*Problem details:*
Repeat the data that follows, word for word, without the images.

*Dataset section:*
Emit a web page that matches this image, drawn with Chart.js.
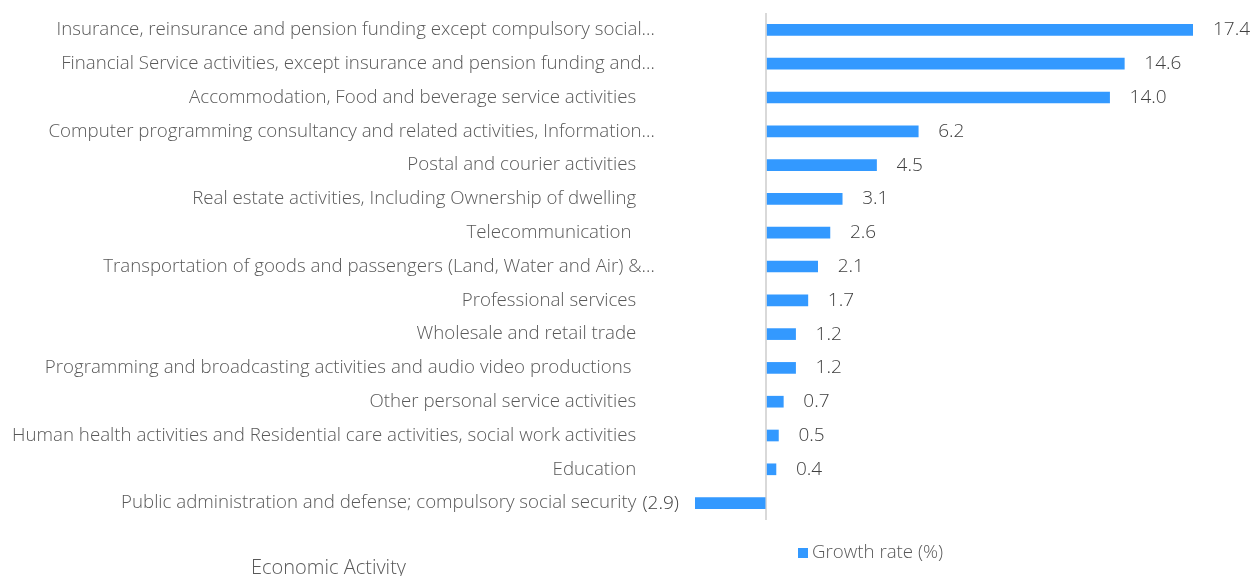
<!DOCTYPE html>
<html lang="en">
<head>
<meta charset="UTF-8">
<title>Growth rate by economic activity</title>
<script src="https://cdn.jsdelivr.net/npm/chart.js"></script>
<style>
  html, body { margin: 0; padding: 0; background: #fff; }
  #wrap { width: 1253px; height: 576px; position: relative; }
</style>
</head>
<body>
<div id="wrap"><canvas id="growthChart"></canvas></div>
<script>
// em space keeps the full-length labels a little short of the axis, like the truncated ones
const categories = [
  'Insurance, reinsurance and pension funding except compulsory social\u2026',
  'Financial Service activities, except insurance and pension funding and\u2026',
  'Accommodation, Food and beverage service activities\u2003',
  'Computer programming consultancy and related activities, Information\u2026',
  'Postal and courier activities\u2003',
  'Real estate activities, Including Ownership of dwelling\u2003',
  'Telecommunication \u2003',
  'Transportation of goods and passengers (Land, Water and Air) &\u2026',
  'Professional services\u2003',
  'Wholesale and retail trade\u2003',
  'Programming and broadcasting activities and audio video productions \u2003',
  'Other personal service activities\u2003',
  'Human health activities and Residential care activities, social work activities\u2003',
  'Education\u2003',
  'Public administration and defense; compulsory social security\u2003'
];
const growthRate = [17.4, 14.6, 14.0, 6.2, 4.5, 3.1, 2.6, 2.1, 1.7, 1.2, 1.2, 0.7, 0.5, 0.4, -2.9];
const seriesName = 'Growth rate (%)';
const axisName = 'Economic Activity';

const FONT = '"Open Sans", Lato, sans-serif';
const BLUE = '#3399ff';

// numbers next to each bar, negatives in brackets on the left side
const valueLabels = {
  id: 'valueLabels',
  afterDatasetsDraw(chart) {
    const ctx = chart.ctx;
    const meta = chart.getDatasetMeta(0);
    ctx.save();
    ctx.font = '300 19px ' + FONT;
    ctx.fillStyle = '#404040';
    ctx.textBaseline = 'middle';
    meta.data.forEach((bar, i) => {
      const v = growthRate[i];
      if (v < 0) {
        ctx.textAlign = 'right';
        ctx.fillText('(' + Math.abs(v).toFixed(1) + ')', bar.x - 16, bar.y);
      } else {
        ctx.textAlign = 'left';
        ctx.fillText(v.toFixed(1), bar.x + 20, bar.y);
      }
    });
    ctx.restore();
  }
};

// legend swatch + axis caption under the plot
const bottomText = {
  id: 'bottomText',
  afterDraw(chart) {
    const ctx = chart.ctx;
    ctx.save();
    ctx.textBaseline = 'middle';
    ctx.textAlign = 'left';
    ctx.fillStyle = BLUE;
    ctx.fillRect(798, 548, 10, 10);
    ctx.fillStyle = '#595959';
    ctx.font = '300 18.7px ' + FONT;
    ctx.fillText(seriesName, 812, 553);
    ctx.font = '300 20px ' + FONT;
    ctx.fillText(axisName, 251, 568);
    ctx.restore();
  }
};

new Chart(document.getElementById('growthChart'), {
  type: 'bar',
  data: {
    labels: categories,
    datasets: [{
      label: seriesName,
      data: growthRate,
      backgroundColor: BLUE,
      borderWidth: 0,
      barThickness: 11
    }]
  },
  options: {
    indexAxis: 'y',
    responsive: true,
    maintainAspectRatio: false,
    animation: false,
    layout: { padding: { top: 13, right: 60, bottom: 56, left: 0 } },
    plugins: {
      legend: { display: false },
      tooltip: { enabled: false }
    },
    scales: {
      x: {
        min: -2.9,
        max: 17.4,
        afterBuildTicks: (scale) => { scale.ticks = [{ value: 0 }]; },
        ticks: { display: false },
        border: { display: false },
        grid: { color: '#d9d9d9', lineWidth: 2, drawTicks: false }
      },
      y: {
        // fixed label column; tick padding would otherwise also pad top/bottom
        afterFit: (scale) => {
          scale.width = 695;
          scale.paddingTop = 0;
          scale.paddingBottom = 0;
        },
        border: { display: false },
        grid: { display: false, drawTicks: false },
        ticks: {
          padding: 40,
          color: '#595959',
          font: { family: FONT, size: 18.7, weight: '300' }
        }
      }
    }
  },
  plugins: [valueLabels, bottomText]
});
</script>
</body>
</html>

*The response:*
Emit a web page that matches this image, drawn with Chart.js.
<!DOCTYPE html>
<html lang="en">
<head>
<meta charset="UTF-8">
<title>Growth rate by economic activity</title>
<script src="https://cdn.jsdelivr.net/npm/chart.js"></script>
<style>
  html, body { margin: 0; padding: 0; background: #fff; }
  #wrap { width: 1253px; height: 576px; position: relative; }
</style>
</head>
<body>
<div id="wrap"><canvas id="growthChart"></canvas></div>
<script>
// em space keeps the full-length labels a little short of the axis, like the truncated ones
const categories = [
  'Insurance, reinsurance and pension funding except compulsory social\u2026',
  'Financial Service activities, except insurance and pension funding and\u2026',
  'Accommodation, Food and beverage service activities\u2003',
  'Computer programming consultancy and related activities, Information\u2026',
  'Postal and courier activities\u2003',
  'Real estate activities, Including Ownership of dwelling\u2003',
  'Telecommunication \u2003',
  'Transportation of goods and passengers (Land, Water and Air) &\u2026',
  'Professional services\u2003',
  'Wholesale and retail trade\u2003',
  'Programming and broadcasting activities and audio video productions \u2003',
  'Other personal service activities\u2003',
  'Human health activities and Residential care activities, social work activities\u2003',
  'Education\u2003',
  'Public administration and defense; compulsory social security\u2003'
];
const growthRate = [17.4, 14.6, 14.0, 6.2, 4.5, 3.1, 2.6, 2.1, 1.7, 1.2, 1.2, 0.7, 0.5, 0.4, -2.9];
const seriesName = 'Growth rate (%)';
const axisName = 'Economic Activity';

const FONT = '"Open Sans", Lato, sans-serif';
const BLUE = '#3399ff';

// numbers next to each bar, negatives in brackets on the left side
const valueLabels = {
  id: 'valueLabels',
  afterDatasetsDraw(chart) {
    const ctx = chart.ctx;
    const meta = chart.getDatasetMeta(0);
    ctx.save();
    ctx.font = '300 19px ' + FONT;
    ctx.fillStyle = '#404040';
    ctx.textBaseline = 'middle';
    meta.data.forEach((bar, i) => {
      const v = growthRate[i];
      if (v < 0) {
        ctx.textAlign = 'right';
        ctx.fillText('(' + Math.abs(v).toFixed(1) + ')', bar.x - 16, bar.y);
      } else {
        ctx.textAlign = 'left';
        ctx.fillText(v.toFixed(1), bar.x + 20, bar.y);
      }
    });
    ctx.restore();
  }
};

// legend swatch + axis caption under the plot
const bottomText = {
  id: 'bottomText',
  afterDraw(chart) {
    const ctx = chart.ctx;
    ctx.save();
    ctx.textBaseline = 'middle';
    ctx.textAlign = 'left';
    ctx.fillStyle = BLUE;
    ctx.fillRect(798, 548, 10, 10);
    ctx.fillStyle = '#595959';
    ctx.font = '300 18.7px ' + FONT;
    ctx.fillText(seriesName, 812, 553);
    ctx.font = '300 20px ' + FONT;
    ctx.fillText(axisName, 251, 568);
    ctx.restore();
  }
};

new Chart(document.getElementById('growthChart'), {
  type: 'bar',
  data: {
    labels: categories,
    datasets: [{
      label: seriesName,
      data: growthRate,
      backgroundColor: BLUE,
      borderWidth: 0,
      barThickness: 11
    }]
  },
  options: {
    indexAxis: 'y',
    responsive: true,
    maintainAspectRatio: false,
    animation: false,
    layout: { padding: { top: 13, right: 60, bottom: 56, left: 0 } },
    plugins: {
      legend: { display: false },
      tooltip: { enabled: false }
    },
    scales: {
      x: {
        min: -2.9,
        max: 17.4,
        afterBuildTicks: (scale) => { scale.ticks = [{ value: 0 }]; },
        ticks: { display: false },
        border: { display: false },
        grid: { color: '#d9d9d9', lineWidth: 2, drawTicks: false }
      },
      y: {
        // fixed label column; tick padding would otherwise also pad top/bottom
        afterFit: (scale) => {
          scale.width = 695;
          scale.paddingTop = 0;
          scale.paddingBottom = 0;
        },
        border: { display: false },
        grid: { display: false, drawTicks: false },
        ticks: {
          padding: 40,
          color: '#595959',
          font: { family: FONT, size: 18.7, weight: '300' }
        }
      }
    }
  },
  plugins: [valueLabels, bottomText]
});
</script>
</body>
</html>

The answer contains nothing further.